WP were driven by the hurt of an abjectly disappointing semifinal defeat to these same opponents that was fresh in the memory, as well as what they interpreted to be some ill-advised public pronouncements from the Sharks after they were defeated in the 2010 final at the same venue.
Not that this was the same WP team that lost then, and while Province coach Allister Coetzee was right afterwards to laud his team’s family spirit, trust in one another and sense of togetherness, one thing he got horribly wrong at the post-match press conference and no-one checked him on was his facts.
“Three years ago we also brought three teams here (for finals day) and we all lost,” said Coetzee.
Wrong. Three years ago the only team that actually lost was his one. The under-19s and under-21s both won their respective finals against the Bulls, and a significant proportion of Saturday’s winning senior team were part of those victories.
So the monkey on the back that might have weighed down more experienced players who were absent didn’t do so for Scarra Ntubeni, Frans Malherbe, Eben Etzebeth, Wilhelm van Sluys, Louis Schreuder, Nic Groom, Steven Kitshoff and Damian de Allende, all of whom have flown to Durban and won deciding games before.
Coetzee’s team showed in winning that they had learned from previous playoff defeats, but he also won’t be foolish enough to read too much into the victory. The victory was a good Currie Cup effort from a good domestic quality side, but ultimately the reason it was such a shock was that the vanquished team is undeniably of Super Rugby quality.
What happened to the much vaunted Sharks pack when the challenge was laid down to them?

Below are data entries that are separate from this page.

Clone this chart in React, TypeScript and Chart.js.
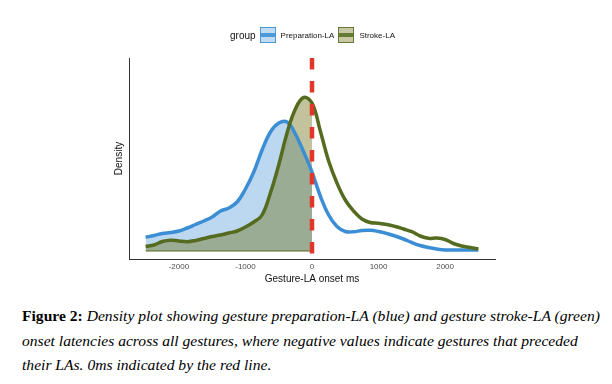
import React, { useEffect, useRef } from 'react';
import { Chart, registerables } from 'chart.js';

Chart.register(...registerables);

// Gesture-LA onset latency (ms) at which the densities were read
const onsetMs = [
  -2500, -2375, -2250, -2125, -2000, -1875, -1750, -1625, -1500, -1375, -1250,
  -1125, -1000, -875, -750, -625, -500, -375, -250, -125, 0, 125, 250, 375, 500,
  625, 750, 875, 1000, 1125, 1250, 1375, 1500, 1625, 1750, 1875, 2000, 2125,
  2250, 2375, 2500,
];

// Preparation-LA density
const preparationDensity = [
  0.0000685, 0.0000775, 0.0000875, 0.0000925, 0.0001, 0.000115, 0.0001325,
  0.00015, 0.00017, 0.0002, 0.000215, 0.000245, 0.00031, 0.000395, 0.000505,
  0.000595, 0.00064, 0.000645, 0.000585, 0.000495, 0.000395, 0.000275, 0.00018,
  0.0001225, 0.0000975, 0.0000965, 0.0001025, 0.0001035, 0.0000975, 0.0000875,
  0.000075, 0.00006, 0.0000425, 0.0000275, 0.0000175, 0.00001, 0.000005,
  0.000005, 0.000005, 0.000005, 0.000005,
];

// Stroke-LA density
const strokeDensity = [
  0.0000225, 0.00003, 0.0000475, 0.000054, 0.00005, 0.0000465, 0.0000525,
  0.0000625, 0.0000725, 0.00008, 0.00009, 0.0001, 0.00012, 0.000145, 0.00018,
  0.00029, 0.00043, 0.00059, 0.00071, 0.0007675, 0.00074, 0.0006, 0.00045,
  0.00034, 0.000255, 0.0002, 0.00016, 0.0001425, 0.0001385, 0.0001325,
  0.0001225, 0.00011, 0.0000965, 0.000075, 0.0000635, 0.000065, 0.0000575,
  0.0000375, 0.000025, 0.0000175, 0.00001,
];

const xTickValues = [-2000, -1000, 0, 1000, 2000];
const groupNames = ['Preparation-LA', 'Stroke-LA'];
const legendTitle = 'group';
const xAxisTitle = 'Gesture-LA onset ms';
const yAxisTitle = 'Density';
const referenceLineMs = 0;
const shadeUpToMs = 0;
const xRange = [-2750, 2750];
const yRange = [-0.00004, 0.000965];

const BLUE = '#3b8ed4';
const BLUE_FILL = 'rgba(59,142,212,0.35)';
const GREEN = '#556b1f';
const GREEN_FILL = 'rgba(110,110,20,0.42)';
const RED = '#e2362b';
const SANS = '"Liberation Sans", Arial, Helvetica, sans-serif';
const SERIF = '"Liberation Serif", "Times New Roman", Times, serif';

const toPoints = (ys: number[]) => onsetMs.map((x, i) => ({ x, y: ys[i] }));
const shaded = (ys: number[]) => toPoints(ys).filter((p) => p.x <= shadeUpToMs);

const refLinePlugin = {
  id: 'refLine',
  afterDatasetsDraw(chart: any) {
    const { ctx, chartArea, scales } = chart;
    const x = scales.x.getPixelForValue(referenceLineMs);
    ctx.save();
    ctx.strokeStyle = RED;
    ctx.lineWidth = 4.5;
    ctx.setLineDash([11.5, 11.5]);
    ctx.beginPath();
    ctx.moveTo(x, chartArea.top);
    ctx.lineTo(x, chartArea.bottom + 4);
    ctx.stroke();
    ctx.restore();
  },
};

function LegendKey({ color, fill }: { color: string; fill: string }) {
  return (
    <div
      style={{
        position: 'relative',
        width: 16,
        height: 16,
        boxSizing: 'border-box',
        border: `1px solid ${color}`,
        background: fill,
        opacity: 0.9,
      }}
    >
      <div
        style={{
          position: 'absolute',
          left: 0,
          right: 0,
          top: 5,
          height: 4,
          background: color,
        }}
      />
    </div>
  );
}

export default function App() {
  const canvasRef = useRef<HTMLCanvasElement | null>(null);

  useEffect(() => {
    if (!canvasRef.current) return;
    const chart = new Chart(canvasRef.current, {
      type: 'line',
      data: {
        datasets: [
          {
            label: groupNames[1],
            data: toPoints(strokeDensity),
            borderColor: GREEN,
            borderWidth: 3.5,
            fill: false,
            pointRadius: 0,
            tension: 0.4,
          },
          {
            label: groupNames[0],
            data: toPoints(preparationDensity),
            borderColor: BLUE,
            borderWidth: 3.5,
            fill: false,
            pointRadius: 0,
            tension: 0.4,
          },
          {
            label: 'baseline',
            data: [
              { x: onsetMs[0], y: 0 },
              { x: shadeUpToMs, y: 0 },
            ],
            borderColor: GREEN,
            borderWidth: 1,
            fill: false,
            pointRadius: 0,
          },
          {
            label: groupNames[1] + ' area',
            data: shaded(strokeDensity),
            borderWidth: 0,
            borderColor: 'rgba(0,0,0,0)',
            backgroundColor: GREEN_FILL,
            fill: 'origin',
            pointRadius: 0,
            tension: 0.4,
          },
          {
            label: groupNames[0] + ' area',
            data: shaded(preparationDensity),
            borderWidth: 0,
            borderColor: 'rgba(0,0,0,0)',
            backgroundColor: BLUE_FILL,
            fill: 'origin',
            pointRadius: 0,
            tension: 0.4,
          },
        ],
      },
      options: {
        animation: false,
        responsive: false,
        devicePixelRatio: 1,
        layout: { padding: { left: 105, right: 117, top: 58, bottom: 5 } },
        plugins: { legend: { display: false }, tooltip: { enabled: false } },
        scales: {
          x: {
            type: 'linear',
            min: xRange[0],
            max: xRange[1],
            afterBuildTicks: (scale: any) => {
              scale.ticks = xTickValues.map((v) => ({ value: v }));
            },
            afterFit: (scale: any) => {
              scale.height = 26;
            },
            grid: { display: false, drawTicks: false },
            border: { display: true, color: '#333', width: 1 },
            ticks: {
              padding: 3,
              color: '#4d4d4d',
              font: { family: SANS, size: 8 },
              maxRotation: 0,
              callback: (v: any) => String(v),
            },
            title: {
              display: true,
              text: xAxisTitle,
              color: '#111',
              font: { family: SANS, size: 10 },
              padding: { top: 0, bottom: 0 },
            },
          },
          y: {
            type: 'linear',
            min: yRange[0],
            max: yRange[1],
            afterFit: (scale: any) => {
              scale.width = 24;
            },
            grid: { display: false, drawTicks: false },
            border: { display: true, color: '#333', width: 1 },
            ticks: { display: false },
            title: {
              display: true,
              text: yAxisTitle,
              color: '#111',
              font: { family: SANS, size: 10 },
              padding: { top: 8, bottom: 0 },
            },
          },
        },
      },
      plugins: [refLinePlugin],
    } as any);
    return () => chart.destroy();
  }, []);

  return (
    <div
      style={{
        position: 'absolute',
        left: 0,
        top: 0,
        width: 612,
        height: 384,
        background: '#fff',
        overflow: 'hidden',
      }}
    >
      <canvas
        ref={canvasRef}
        width={612}
        height={290}
        style={{ position: 'absolute', left: 0, top: 0, width: 612, height: 290 }}
      />
      <div
        style={{
          position: 'absolute',
          left: 230,
          top: 27,
          height: 16,
          display: 'flex',
          alignItems: 'center',
          fontFamily: SANS,
          color: '#111',
          whiteSpace: 'nowrap',
        }}
      >
        <span style={{ fontSize: 10, marginRight: 4 }}>{legendTitle}</span>
        <LegendKey color={BLUE} fill="rgba(59,142,212,0.35)" />
        <span style={{ fontSize: 8, marginLeft: 5, marginRight: 4 }}>{groupNames[0]}</span>
        <LegendKey color={GREEN} fill="rgba(110,110,20,0.42)" />
        <span style={{ fontSize: 8, marginLeft: 5 }}>{groupNames[1]}</span>
      </div>
      <div
        style={{
          position: 'absolute',
          left: 22,
          top: 304,
          fontFamily: SERIF,
          fontSize: 15.6,
          lineHeight: '24.5px',
          color: '#000',
          whiteSpace: 'nowrap',
        }}
      >
        <b>Figure 2:</b>{' '}
        <i>Density plot showing gesture preparation-LA (blue) and gesture stroke-LA (green)</i>
        <br />
        <i>onset latencies across all gestures, where negative values indicate gestures that preceded</i>
        <br />
        <i>their LAs. 0ms indicated by the red line.</i>
      </div>
    </div>
  );
}
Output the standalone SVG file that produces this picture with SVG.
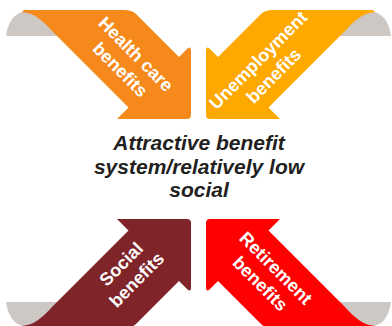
<svg xmlns="http://www.w3.org/2000/svg" xmlns:xlink="http://www.w3.org/1999/xlink" width="392" height="326" viewBox="0 0 392 326">
  <style>
    .curl { fill: #cdc8c4; }
    .lbl { font-family: "Liberation Sans", Arial, sans-serif; font-weight: bold; font-size: 18px; fill: #ffffff; text-anchor: middle; }
    .core { font-family: "Liberation Sans", Arial, sans-serif; font-weight: bold; font-style: italic; font-size: 21px; fill: #231f20; text-anchor: middle; }
  </style>
  <defs>
    <!-- ribbon arrow folding over from the top-left corner, pointing down-right -->
    <path id="ribbon" d="M24,10 L124,10 Q132,10 136,14 L179,57 L187,49 Q191,45 191,51 L191,115 Q191,119 187,119 L117,119 L128.5,107.5 L52,31 C42,20 34,13 22,12 Z"/>
    <!-- grey underside of the fold -->
    <path id="fold" d="M6,36 C8,22 14,12 28,11 L48,11 L62,36 Z"/>
  </defs>

  <g id="health-care">
    <use xlink:href="#fold" class="curl"/>
    <use xlink:href="#ribbon" fill="#f6891c"/>
    <g transform="translate(128,62) rotate(45)">
      <text class="lbl" x="0" y="-5">Health care</text>
      <text class="lbl" x="0" y="17">benefits</text>
    </g>
  </g>

  <g id="unemployment">
    <g transform="translate(397,0) scale(-1,1)">
      <use xlink:href="#fold" class="curl"/>
      <use xlink:href="#ribbon" fill="#ffa800"/>
    </g>
    <g transform="translate(266,68) rotate(-45)">
      <text class="lbl" x="0" y="-5">Unemployment</text>
      <text class="lbl" x="0" y="17">benefits</text>
    </g>
  </g>

  <g id="social">
    <g transform="translate(0,338) scale(1,-1)">
      <use xlink:href="#fold" class="curl"/>
      <use xlink:href="#ribbon" fill="#7f2428"/>
    </g>
    <g transform="translate(129,272) rotate(-45)">
      <text class="lbl" x="0" y="-5">Social</text>
      <text class="lbl" x="0" y="17">benefits</text>
    </g>
  </g>

  <g id="retirement">
    <g transform="translate(397,338) scale(-1,-1)">
      <use xlink:href="#fold" class="curl"/>
      <use xlink:href="#ribbon" fill="#fe0000"/>
    </g>
    <g transform="translate(268,276) rotate(45)">
      <text class="lbl" x="0" y="-5">Retirement</text>
      <text class="lbl" x="0" y="17">benefits</text>
    </g>
  </g>

  <g id="centre">
    <text class="core" x="199" y="150">Attractive benefit</text>
    <text class="core" x="199" y="174">system/relatively low</text>
    <text class="core" x="199" y="197">social</text>
  </g>

  <g id="connectors"/>
</svg>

Why is it that in the midst of great winning runs they keep stumbling against teams that they should easily beat, as they did when they lost to the Lions in a crucial Super Rugby match in Johannesburg?
Figure that one out and Plumtree would have found the key to winning Super Rugby, for his team has the depth to do that, and Saturday’s result doesn’t change that.
If you look at the list of domestic winners in South Africa and New Zealand in the past 16 years and compare it to the winners of the main event, Super Rugby, you will notice there isn’t much correlation. And this defeat should get rid of any Sharks complacency and make them more determined. If it means they come out at the start of Super Rugby in February with more intensity, this defeat may be a good thing.
Plumtree has some important players to absorb back into his system before then, and Ryan Kankowski was missed for his lineout yeomanship, Bismarck du Plessis for his aggression and Frans Steyn for his X-factor. They will all be there in Super Rugby.
Coetzee though has a different challenge to face -- he does need his senior players because the unit that won the Currie Cup can’t be expected to do the same a level up, but he should also be wanting to retain aspects of the culture that has been developed by the young players who went through an important barrier for him two days ago.